▸ WORK TO BE COMPLETED
In full and without alteration, repeat the material.

▸ COLLECTED MATERIAL
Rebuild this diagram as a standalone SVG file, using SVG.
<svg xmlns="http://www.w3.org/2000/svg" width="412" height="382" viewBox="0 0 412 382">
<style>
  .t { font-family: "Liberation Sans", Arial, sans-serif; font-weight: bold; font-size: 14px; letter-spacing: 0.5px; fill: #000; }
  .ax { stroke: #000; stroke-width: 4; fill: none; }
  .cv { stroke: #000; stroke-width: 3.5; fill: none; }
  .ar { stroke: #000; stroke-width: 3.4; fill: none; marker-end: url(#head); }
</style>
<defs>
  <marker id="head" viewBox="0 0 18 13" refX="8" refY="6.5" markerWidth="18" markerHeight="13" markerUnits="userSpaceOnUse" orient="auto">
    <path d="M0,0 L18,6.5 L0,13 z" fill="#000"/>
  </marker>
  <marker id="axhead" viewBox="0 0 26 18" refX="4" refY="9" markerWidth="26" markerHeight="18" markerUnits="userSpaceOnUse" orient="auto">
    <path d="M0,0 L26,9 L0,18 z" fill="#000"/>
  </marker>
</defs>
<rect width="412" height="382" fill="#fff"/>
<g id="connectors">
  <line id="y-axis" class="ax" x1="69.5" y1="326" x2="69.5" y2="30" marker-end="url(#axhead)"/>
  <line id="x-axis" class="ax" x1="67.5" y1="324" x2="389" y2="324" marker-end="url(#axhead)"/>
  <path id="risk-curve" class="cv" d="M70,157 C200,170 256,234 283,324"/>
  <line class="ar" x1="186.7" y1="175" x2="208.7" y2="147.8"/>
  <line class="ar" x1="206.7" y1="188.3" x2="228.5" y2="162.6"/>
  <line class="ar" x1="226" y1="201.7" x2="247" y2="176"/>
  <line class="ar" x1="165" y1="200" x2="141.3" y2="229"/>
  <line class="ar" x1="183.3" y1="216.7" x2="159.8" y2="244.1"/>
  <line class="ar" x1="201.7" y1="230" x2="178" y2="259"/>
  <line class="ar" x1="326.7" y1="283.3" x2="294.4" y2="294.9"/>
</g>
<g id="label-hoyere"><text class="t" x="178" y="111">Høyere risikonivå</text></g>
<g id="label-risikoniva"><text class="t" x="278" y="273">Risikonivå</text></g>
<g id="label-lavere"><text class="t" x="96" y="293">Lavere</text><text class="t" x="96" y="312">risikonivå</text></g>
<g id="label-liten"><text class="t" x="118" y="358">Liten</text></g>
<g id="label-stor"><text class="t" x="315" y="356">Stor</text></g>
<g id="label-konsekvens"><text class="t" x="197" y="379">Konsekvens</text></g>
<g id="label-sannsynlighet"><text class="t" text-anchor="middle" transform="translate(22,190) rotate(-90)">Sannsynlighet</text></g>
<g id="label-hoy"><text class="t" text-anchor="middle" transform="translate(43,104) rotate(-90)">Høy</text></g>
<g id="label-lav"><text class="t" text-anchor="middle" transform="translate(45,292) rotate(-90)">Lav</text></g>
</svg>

▸ WRITTEN REPLY
Rebuild this diagram as a standalone SVG file, using SVG.
<svg xmlns="http://www.w3.org/2000/svg" width="412" height="382" viewBox="0 0 412 382">
<style>
  .t { font-family: "Liberation Sans", Arial, sans-serif; font-weight: bold; font-size: 14px; letter-spacing: 0.5px; fill: #000; }
  .ax { stroke: #000; stroke-width: 4; fill: none; }
  .cv { stroke: #000; stroke-width: 3.5; fill: none; }
  .ar { stroke: #000; stroke-width: 3.4; fill: none; marker-end: url(#head); }
</style>
<defs>
  <marker id="head" viewBox="0 0 18 13" refX="8" refY="6.5" markerWidth="18" markerHeight="13" markerUnits="userSpaceOnUse" orient="auto">
    <path d="M0,0 L18,6.5 L0,13 z" fill="#000"/>
  </marker>
  <marker id="axhead" viewBox="0 0 26 18" refX="4" refY="9" markerWidth="26" markerHeight="18" markerUnits="userSpaceOnUse" orient="auto">
    <path d="M0,0 L26,9 L0,18 z" fill="#000"/>
  </marker>
</defs>
<rect width="412" height="382" fill="#fff"/>
<g id="connectors">
  <line id="y-axis" class="ax" x1="69.5" y1="326" x2="69.5" y2="30" marker-end="url(#axhead)"/>
  <line id="x-axis" class="ax" x1="67.5" y1="324" x2="389" y2="324" marker-end="url(#axhead)"/>
  <path id="risk-curve" class="cv" d="M70,157 C200,170 256,234 283,324"/>
  <line class="ar" x1="186.7" y1="175" x2="208.7" y2="147.8"/>
  <line class="ar" x1="206.7" y1="188.3" x2="228.5" y2="162.6"/>
  <line class="ar" x1="226" y1="201.7" x2="247" y2="176"/>
  <line class="ar" x1="165" y1="200" x2="141.3" y2="229"/>
  <line class="ar" x1="183.3" y1="216.7" x2="159.8" y2="244.1"/>
  <line class="ar" x1="201.7" y1="230" x2="178" y2="259"/>
  <line class="ar" x1="326.7" y1="283.3" x2="294.4" y2="294.9"/>
</g>
<g id="label-hoyere"><text class="t" x="178" y="111">Høyere risikonivå</text></g>
<g id="label-risikoniva"><text class="t" x="278" y="273">Risikonivå</text></g>
<g id="label-lavere"><text class="t" x="96" y="293">Lavere</text><text class="t" x="96" y="312">risikonivå</text></g>
<g id="label-liten"><text class="t" x="118" y="358">Liten</text></g>
<g id="label-stor"><text class="t" x="315" y="356">Stor</text></g>
<g id="label-konsekvens"><text class="t" x="197" y="379">Konsekvens</text></g>
<g id="label-sannsynlighet"><text class="t" text-anchor="middle" transform="translate(22,190) rotate(-90)">Sannsynlighet</text></g>
<g id="label-hoy"><text class="t" text-anchor="middle" transform="translate(43,104) rotate(-90)">Høy</text></g>
<g id="label-lav"><text class="t" text-anchor="middle" transform="translate(45,292) rotate(-90)">Lav</text></g>
</svg>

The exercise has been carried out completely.